石壁に百合の花咲く

いちレズビアンの個人的メモ。

『咲-Saki-(9)』(小林立、 スクウェア・エニックス)感想

咲 Saki (9) (ヤングガンガンコミックス)

サクサク進むもシナリオ弱し

麻雀百合漫画、第9巻。全国大会第2戦副将戦スタートまで。県予選よりサクサク進行する反面、キャラの危機の作り込みが甘いような。これまで常に高い構成力を維持してきた作品だけに、この甘さはちょっと意外。百合やオカルトも控え目で、おとなしやかな巻。

シナリオのここが今ひとつ

久が中堅戦前に突然緊張し、その後突然調子を取り戻す過程が説得力に欠けると感じました。どちらも明確なターニングポイントがなく、「とりあえずピンチを作らないと話が盛り上がらないからなんとなくピンチにして、なんとなく元に戻してみました」風なんだもん。
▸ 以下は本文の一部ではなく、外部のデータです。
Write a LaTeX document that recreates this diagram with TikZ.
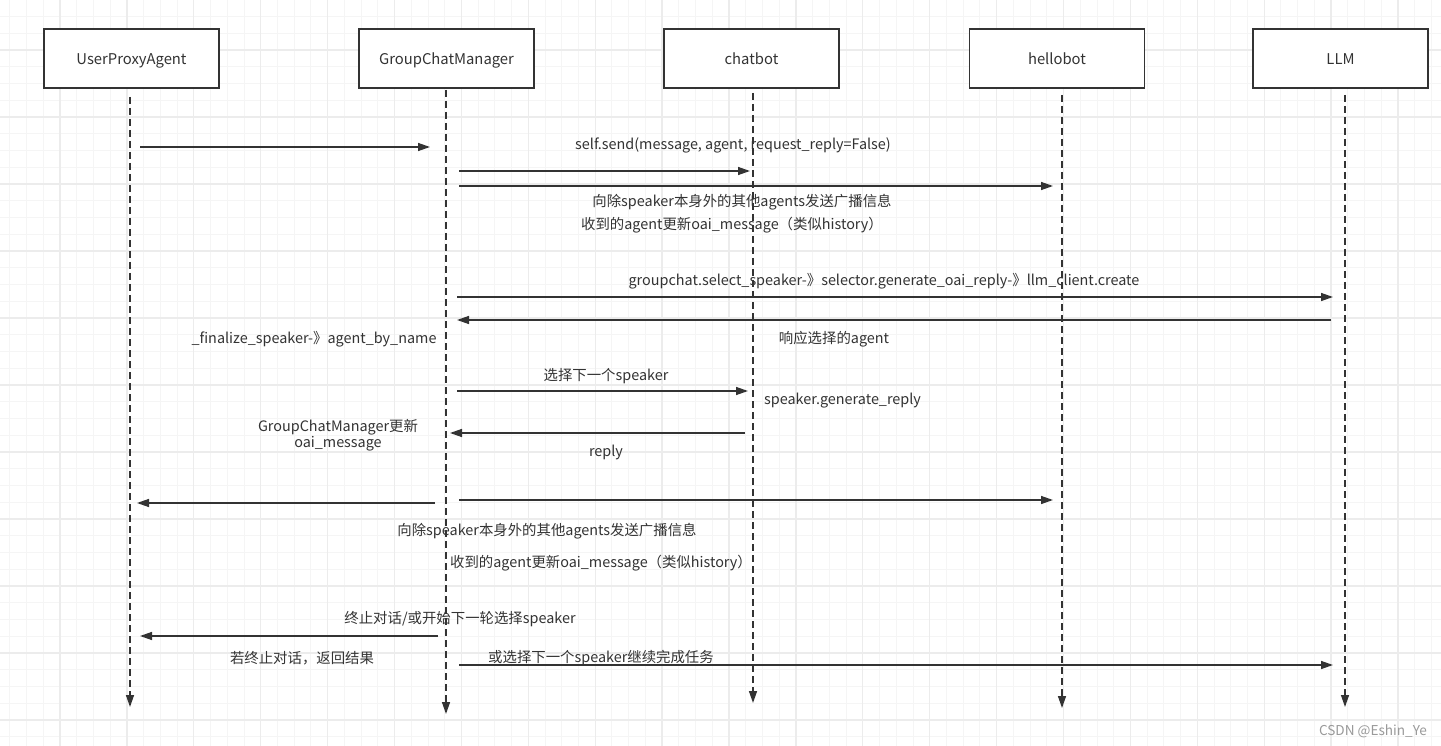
\documentclass[tikz,border=0pt]{standalone}
\usepackage{fontspec}
\setmainfont{Noto Sans CJK SC}
\usetikzlibrary{arrows.meta}
\definecolor{ink}{HTML}{333333}
\definecolor{gridminor}{HTML}{F5F5F5}
\definecolor{gridmajor}{HTML}{ECECEC}
\definecolor{wmark}{HTML}{9A9A9A}
\tikzset{
  actor/.style={draw=ink, line width=1.3pt, fill=white, minimum width=175pt, minimum height=59pt, inner sep=0pt, text height=13pt, text depth=1pt, text=ink, font=\fontsize{14.8}{17}\selectfont},
  lifeline/.style={draw=ink, line width=1.4pt, dash pattern=on 7pt off 4pt, -{Triangle[length=12pt,width=8pt]}},
  msg/.style={draw=ink, line width=1.4pt, -{Triangle[length=12pt,width=8pt]}},
  lbl/.style={text=ink, inner sep=0pt, yshift=-1.5pt, font=\fontsize{14.4}{16.5}\selectfont},
}
\begin{document}
\begin{tikzpicture}[x=1pt,y=-1pt]
\useasboundingbox (0,0) rectangle (1441,746);
\fill[white] (0,0) rectangle (1441,746);
% grid
\foreach \i in {0,...,87} {
  \pgfmathsetmacro{\gx}{-6.9+\i*16.725}
  \draw[gridminor, line width=0.9pt] (\gx,0) -- (\gx,746);
}
\foreach \i in {0,...,45} {
  \pgfmathsetmacro{\gy}{-0.25+\i*16.75}
  \draw[gridminor, line width=0.9pt] (0,\gy) -- (1441,\gy);
}
\foreach \i in {0,...,22} {
  \pgfmathsetmacro{\gx}{60.0+(\i-1)*66.9}
  \draw[gridmajor, line width=1.3pt] (\gx,0) -- (\gx,746);
}
\foreach \i in {0,...,11} {
  \pgfmathsetmacro{\gy}{50+(\i-1)*67}
  \draw[gridmajor, line width=1.3pt] (0,\gy) -- (1441,\gy);
}

% actors
\node[actor] (up)  at (131.5,58.5) {UserProxyAgent};
\node[actor] (gcm) at (446.5,58.5) {GroupChatManager};
\node[actor] (cb)  at (751.5,58.5) {chatbot};
\node[actor] (hb)  at (1057,58.5) {hellobot};
\node[actor] (llm) at (1340.5,58.5) {LLM};

% lifelines
\coordinate (upT) at (130,97);   \coordinate (upB) at (130,707);
\coordinate (gcmT) at (446,90);  \coordinate (gcmB) at (446,714);
\coordinate (cbT) at (753,93);   \coordinate (cbB) at (753,703);
\coordinate (hbT) at (1062,95);  \coordinate (hbB) at (1062,708);
\coordinate (llmT) at (1345,95); \coordinate (llmB) at (1345,707);
\draw[lifeline] (upT) -- (upB);
\draw[lifeline] (gcmT) -- (gcmB);
\draw[lifeline] (cbT) -- (cbB);
\draw[lifeline] (hbT) -- (hbB);
\draw[lifeline] (llmT) -- (llmB);

% message endpoints
\coordinate (m1s) at (140,147);  \coordinate (m1e) at (430,147);
\coordinate (m2s) at (459,171);  \coordinate (m2e) at (750,171);
\coordinate (m3s) at (459,186);  \coordinate (m3e) at (1053,186);
\coordinate (m4s) at (457,297);  \coordinate (m4e) at (1333,297);
\coordinate (m5s) at (1331,320); \coordinate (m5e) at (457,320);
\coordinate (m6s) at (457,391);  \coordinate (m6e) at (748,391);
\coordinate (m7s) at (745,433);  \coordinate (m7e) at (450,433);
\coordinate (m8s) at (435,503);  \coordinate (m8e) at (137,503);
\coordinate (m9s) at (459,500);  \coordinate (m9e) at (1053,500);
\coordinate (m10s) at (438,636); \coordinate (m10e) at (140,636);
\coordinate (m11s) at (459,665); \coordinate (m11e) at (1333,665);

\draw[msg] (m1s) -- (m1e);
\draw[msg] (m2s) -- (m2e);
\draw[msg] (m3s) -- (m3e);
\draw[msg] (m4s) -- (m4e);
\draw[msg] (m5s) -- (m5e);
\draw[msg] (m6s) -- (m6e);
\draw[msg] (m7s) -- (m7e);
\draw[msg] (m8s) -- (m8e);
\draw[msg] (m9s) -- (m9e);
\draw[msg] (m10s) -- (m10e);
\draw[msg] (m11s) -- (m11e);

% labels
\node[lbl] (l1) at (733,144) {self.send(message, agent, request\_reply=False)};
\node[lbl] (l2) at (742,201) {向除speaker本身外的其他agents发送广播信息};
\node[lbl] (l3) at (732,224) {收到的agent更新oai\_message（类似history）};
\node[lbl] (l4) at (884,280) {groupchat.select\_speaker-》selector.generate\_oai\_reply-》llm\_client.create};
\node[lbl] (l5) at (834,338) {响应选择的agent};
\node[lbl] (l6) at (314,338) {\_finalize\_speaker-》agent\_by\_name};
\node[lbl] (l7) at (606,375) {选择下一个speaker};
\node[lbl, anchor=west] (l8) at (764,399) {speaker.generate\_reply};
\node[lbl, align=center] (l9) at (338,433.5) {GroupChatManager更新\\oai\_message};
\node[lbl] (l10) at (606,451) {reply};
\node[lbl] (l11) at (547,530) {向除speaker本身外的其他agents发送广播信息};
\node[lbl] (l12) at (601,562) {收到的agent更新oai\_message（类似history）};
\node[lbl] (l13) at (460,618) {终止对话/或开始下一轮选择speaker};
\node[lbl] (l14) at (302,657) {若终止对话，返回结果};
\node[lbl] (l15) at (601,657) {或选择下一个speaker继续完成任务};
\node[text=wmark, inner sep=0pt, yshift=-1.5pt, font=\fontsize{13.6}{15}\selectfont] (wm) at (1373,730) {CSDN @Eshin\_Ye};
\end{tikzpicture}
\end{document}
「8巻での地元の皆さんの応援がプレッシャーになった」という解釈も不可能ではないとは思うんですよ。だとしてもあの応援シーンはただのセットアップなのであって、そこから久が緊張状態に陥るためのきっかけがもうひとつ必要だった気がします。絶不調から浮上するためのきっかけも、本人の内面の自問自答だけというのは弱すぎるんじゃないかと。何か小さいサブプロットを作ってぶつけるとか、もっと強烈な敵に直面させるとか、そういう仕掛けは出来なかったのかしら。ページ数の都合なのかしら。

あと、わざわざ別キャラ(まこ)に、

勝手に一人でおかしゅうなって…
勝手に一人で復活して…

と解説させた(p. 111)のも悪手だったと思います。キャラにお話のほころびの尻ぬぐいをさせたら、余計に粗が目立っちゃうじゃないですか。変にフォローを入れず、しれっと続行させた方が、まだ傷は浅かったんじゃないかなー。

百合は控え目

ひとつの椅子でふたりくっついて座って「充電」する(胡桃と白望)とか、膝枕(霞と小蒔)とか、そういう身体的な接触はあるものの、それだけで百合だとはあたしは特に感じなかったです。むしろ、小鍛治プロのお昼が会場の弁当だと知った福与アナウンサーが、

じゃー私もお弁当にする!

と間髪を入れず言い切る場面(p. 73)の方がよほど百合っぽい気がしました。百合に必要なのは身体的な近さより心の近さだと思うので。逆に言うと、この巻でペア間の心理的距離の近さを感じさせる場面はここが最高峰なので、百合としては全体的にマイルドだという印象を受けました。

オカルトも控え目

神代小蒔が依り代となって何やら降ろしていたり、薄墨初美がボゼの仮面をつけて謎のオーラを発していたりはするものの、闘牌でのオカルト表現は県予選より控え目。まるで一般の麻雀漫画のよう。しかし八尺様かと見まごう姉帯豊音の存在感は見過ごせないし、ひょっとしてこれは今後の爆発的展開に向けてタメを作っている段階なのでは。ならば、これはこれで全然アリです。

まとめ

『咲-Saki-』にしてはややパワー不足の巻かと。百合やオカルトがおとなしめなのはよしとしても、久の絶不調から奮起までの流れの弱さは残念でした。キャラのモノローグを追うだけじゃなく、もう少し行動の側面なり詳細なりを見せて、ひねりを作って欲しかったです。